BEGIN Source excerpt

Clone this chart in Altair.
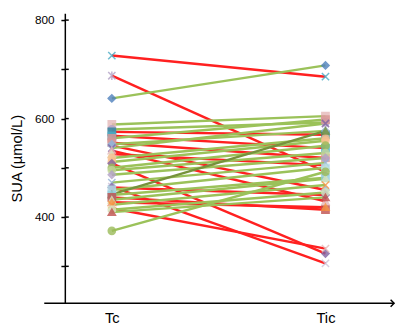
import altair as alt
import pandas as pd

# Serum uric acid per patient at Tc and Tic (µmol/L)
tc_values = [728, 687, 641, 588, 578, 573, 565, 560, 551, 548, 545, 540, 535, 528, 520, 512, 509,
             500, 495, 486, 470, 462, 460, 455, 446, 445, 440, 435, 430, 425, 418, 415, 410, 372]
tic_values = [685, 492, 708, 605, 592, 567, 540, 598, 520, 575, 455, 590, 432, 505, 560, 555, 326,
              545, 530, 520, 510, 306, 445, 500, 575, 480, 415, 478, 420, 465, 336, 450, 440, 492]
trend = ["down", "down", "up", "up", "up", "down", "down", "up", "down", "up", "down", "up", "down",
         "down", "up", "up", "down", "up", "up", "up", "up", "down", "down", "up", "up_dark", "up",
         "down", "up", "down", "up", "down", "up", "up", "up"]
marker_shape = ["x", "asterisk", "diamond", "square", "circle", "square", "square", "square", "square",
                "diamond", "diamond", "x", "triangle-up", "triangle-up", "circle", "circle", "diamond",
                "circle", "circle", "diamond", "x", "x", "diamond", "square", "triangle-up", "square",
                "square", "triangle-up", "triangle-up", "x", "x", "circle", "triangle-up", "circle"]
marker_color = ["#4BACC6", "#B3A2C7", "#4F81BD", "#E6B9B8", "#B3A2C7", "#31859C", "#4BACC6", "#D99694",
                "#D99694", "#95B3D7", "#95B3D7", "#8064A2", "#E6B9B8", "#D7E4BD", "#FAC090", "#FAC090",
                "#8064A2", "#9BBB59", "#C3D69B", "#B3A2C7", "#95B3D7", "#CCC1DA", "#8064A2", "#B7DEE8",
                "#77933C", "#93CDDD", "#C0504D", "#D7E4BD", "#F79646", "#F79646", "#E6B9B8", "#D7E4BD",
                "#C0504D", "#9BBB59"]
time_labels = ["Tc", "Tic"]
y_ticks = [300, 400, 500, 600, 700, 800]

line_colors = {"down": "#FF2020", "up": "#9BC25A", "up_dark": "#76923C"}
shape_paths = {
    "x": "M-1,-1L1,1M-1,1L1,-1",
    "asterisk": "M-1,-1L1,1M-1,1L1,-1M0,-1.2L0,1.2",
}

rows = []
for i in range(len(tc_values)):
    for t, v in ((0, tc_values[i]), (1, tic_values[i])):
        rows.append({
            "id": i, "t": t, "v": v,
            "lc": line_colors[trend[i]],
            "shape": shape_paths.get(marker_shape[i], marker_shape[i]),
            "mc": marker_color[i],
        })
df = pd.DataFrame(rows)

xscale = alt.Scale(domain=[-0.22, 1.312], nice=False, zero=False)
yscale = alt.Scale(domain=[225, 814], nice=False, zero=False)

x_axis = alt.Axis(values=[0, 1], labelExpr="datum.value == 0 ? 'Tc' : 'Tic'", ticks=False,
                  tickSize=0, domain=False, grid=False, labelPadding=8, labelFontSize=15,
                  labelColor="black", title=None)
y_axis = alt.Axis(values=y_ticks, labelExpr="datum.value % 200 == 0 ? datum.label : ''",
                  grid=False, tickSize=4, tickColor="black", tickWidth=1.5, domainColor="black",
                  domainWidth=1.5, labelPadding=7, labelFontSize=12, labelColor="black",
                  title="SUA (µmol/L)", titleFontSize=15, titleFontWeight="normal",
                  titleColor="black", titlePadding=10)

base = alt.Chart(df)
lines = base.mark_line(strokeWidth=2.5).encode(
    x=alt.X("t:Q", scale=xscale, axis=x_axis),
    y=alt.Y("v:Q", scale=yscale, axis=y_axis),
    detail="id:N",
    color=alt.Color("lc:N", scale=None),
)
points = base.mark_point(filled=True, size=55, strokeWidth=1.5, opacity=0.8).encode(
    x=alt.X("t:Q", scale=xscale, axis=x_axis),
    y=alt.Y("v:Q", scale=yscale, axis=y_axis),
    shape=alt.Shape("shape:N", scale=None),
    fill=alt.Fill("mc:N", scale=None),
    stroke=alt.Stroke("mc:N", scale=None),
)

tick_df = pd.DataFrame({"v": y_ticks})
inner_ticks = alt.Chart(tick_df).mark_rule(color="black", strokeWidth=1.5).encode(
    y=alt.Y("v:Q", scale=yscale, axis=y_axis),
    x=alt.value(0), x2=alt.value(4),
)

one = pd.DataFrame({"a": [0]})
xline = alt.Chart(one).mark_rule(color="black", strokeWidth=1.5).encode(
    x=alt.value(-21), x2=alt.value(336), y=alt.value(296)
)
arrow = alt.Chart(one).mark_point(shape="M-1,-1L0,0L-1,1", size=50, filled=False,
                                  color="black", strokeWidth=1.5, opacity=1).encode(
    x=alt.value(336), y=alt.value(296)
)

chart = alt.layer(lines, points, inner_ticks, xline, arrow).properties(
    width=334, height=296,
    padding={"left": 58, "top": 2, "right": 6, "bottom": 24},
    autosize=alt.AutoSizeParams(type="none"),
).configure(font="Liberation Sans").configure_view(stroke=None)

chart.save("out.html", embed_options={"renderer": "svg", "actions": False})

END Source excerpt

Task statement = Omitting all pictures, restate exactly the lines of the material from its start through the line that contains "import pandas as pd".

Worked solution =
Clone this chart in Altair.
import altair as alt
import pandas as pd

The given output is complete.